Par suite, le Conseil d’Étatconsidère que les dépenses réalisées par un organisme de recherche public ou privé agréé auquel le sous-traitant direct de la société a eu recours, pour exécuter son contrat avec cette dernière, dans le cadre de prestations nécessaires à la réalisation d’une opération de recherche, peuvent être valorisées au titre du CIR par la société donneuse d’ordre, même si elle ne les a pas supportées.

Analyse

Dans sa rédaction applicable au litige, l’article 244 quater B du CGI n’interdisait pas à une entreprise de bénéficier du CIR sur les opérations de recherches réalisées pour le compte d’un organisme privé agréé, sauf à ce que l’administration invoque un montage constitutif d’une fraude à la loi. Le Conseil d’État avait jugé en ce sens dans une décision Groupe Hays du 9 juin 2020 (CE, 9 juin 2020, Groupe Hays France, n° 427441).

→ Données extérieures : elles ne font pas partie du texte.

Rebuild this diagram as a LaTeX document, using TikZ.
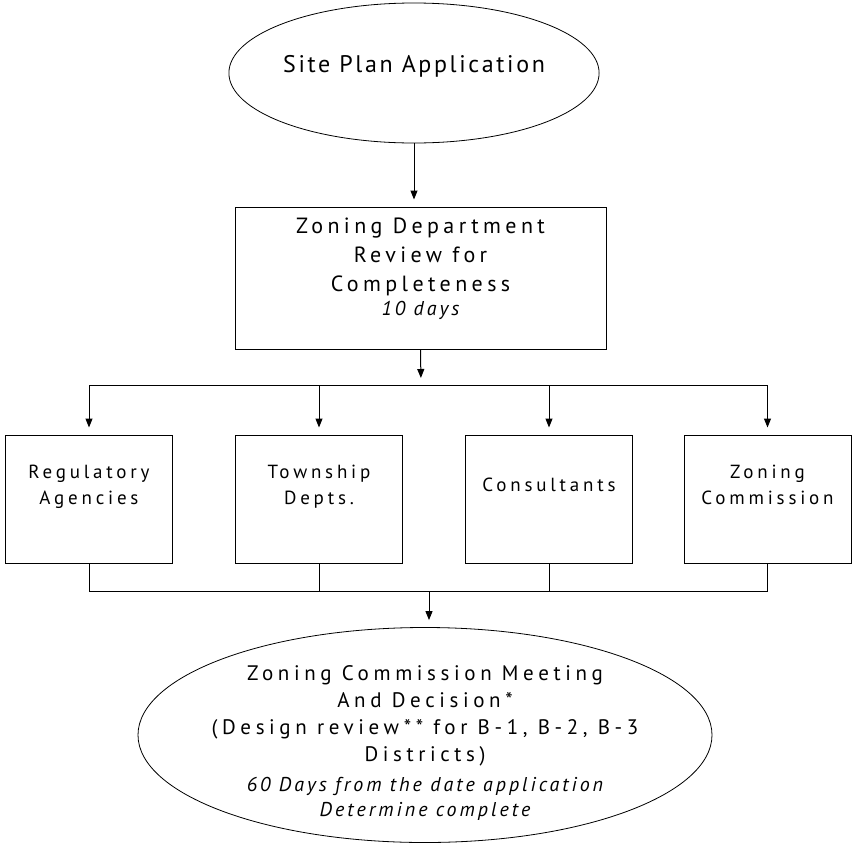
\documentclass[tikz,border=0pt]{standalone}
\usepackage{fontspec}
\setmainfont{PT Sans}
\newfontfamily\sitefont[LetterSpace=11]{PT Sans}
\newfontfamily\flowfont[LetterSpace=20]{PT Sans}
\newfontfamily\meetfont[LetterSpace=22]{PT Sans}
\newcommand\daysnote{\itshape\addfontfeature{LetterSpace=15}}
\usetikzlibrary{shapes.geometric,arrows.meta}

\tikzset{
  oval/.style={ellipse, draw, line width=0.8pt, inner sep=0pt, align=center},
  stage/.style={rectangle, draw, line width=1pt, inner sep=0pt, align=center},
  office/.style={stage, minimum width=167pt, minimum height=128pt, text depth=28pt,
    font=\flowfont\fontsize{19}{26}\selectfont},
  flow/.style={line width=1pt, -{Triangle[width=7pt,length=9pt]}, shorten >=7pt},
  link/.style={line width=1pt}
}

\begin{document}
\begin{tikzpicture}[x=1pt,y=-1pt]
\useasboundingbox (0,0) rectangle (852,844);

\node[oval, minimum width=368pt, minimum height=140pt, text depth=18pt,
  font=\sitefont\fontsize{24}{30}\selectfont] (site) at (414,73) {Site Plan Application};
\node[stage, minimum width=371pt, minimum height=142pt, text depth=22pt,
  font=\flowfont\fontsize{22}{29}\selectfont] (review) at (420.5,278)
  {Zoning Department\\Review for\\Completeness\\[-5pt]\fontsize{20}{24}\selectfont\daysnote 10 days};

\node[office] (reg) at (89,499) {Regulatory\\Agencies};
\node[office] (tow) at (319,499) {Township\\Depts.};
\node[office] (con) at (549,499) {Consultants};
\node[office] (zon) at (767.5,499) {Zoning\\Commission};

\node[oval, minimum width=574pt, minimum height=215pt, inner xsep=-40pt, inner ysep=-20pt,
  text height=163pt, text depth=0pt,
  font=\meetfont\fontsize{21}{27}\selectfont] (decision) at (425,735)
  {Zoning Commission Meeting\\And Decision*\\(Design review** for B-1, B-2, B-3\\Districts)\\[3pt]
   \fontsize{20}{25}\selectfont\daysnote 60 Days from the date application\\[-2pt]
   \fontsize{20}{25}\selectfont\daysnote Determine complete};

\coordinate (split) at (421,385);
\coordinate (join) at (429,591);

% top part
\draw[flow] (site.south) -- (site.south |- review.north);
\draw[flow] (review.south) -- (split);
\draw[link] (reg.north |- split) -- (zon.north |- split);

% to the offices and back
\foreach \b in {reg,tow,con,zon} {
  \draw[flow] (\b.north |- split) -- (\b.north);
  \draw[link] (\b.south) -- (\b.south |- join);
}
\draw[link] (reg.south |- join) -- (zon.south |- join);
\draw[flow] (join) -- (join |- decision.north);

\end{tikzpicture}
\end{document}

Depuis la loi de finances pour 2020, qui a modifié l’article 244 quater B du CGI, cette structure de sous-traitance « en cascade » est davantage encadrée. Elle est désormais limitée à la prise en compte des dépenses dites de « rang 2 » : un organisme de « rang 1 » est un organisme public ou privé agréé avec lequel l’entreprise donneuse d’ordre passe un contrat de sous-traitance. Cet organisme peut lui-même externaliser certaines opérations de recherche à des organismes publics ou privés agréés, de « rang 2 ». Les dépenses exposées par l’organisme de « rang 1 » peuvent alors être valorisées dans le calcul du CIR de la société donneuse d’ordres.

Ces dépenses ne sont éligibles qu’à deux conditions prévues par l’article 244 quater B, II d bis du CGI :

  • Il s’agit de dépenses nécessaires à la réalisation des opérations de recherche ;
  • Ces dépenses ont été exposées par des organismes de recherche publics agréés, des organismes de recherche privés agréés ou des experts scientifiques ou techniques agréés.

L’article précité précise que ces dépenses sont retenues dans la limite de trois fois le montant total des autres dépenses de recherche ouvrant droit au CIR.

Pour la valorisation de ces dépenses, il est donc important de s’assurer contractuellement que les organismes agréés sous-traitants qui souhaiteraient à leur tour externaliser certaines prestations aient recours à des organismes répondant également aux conditions d’éligibilité au CIR.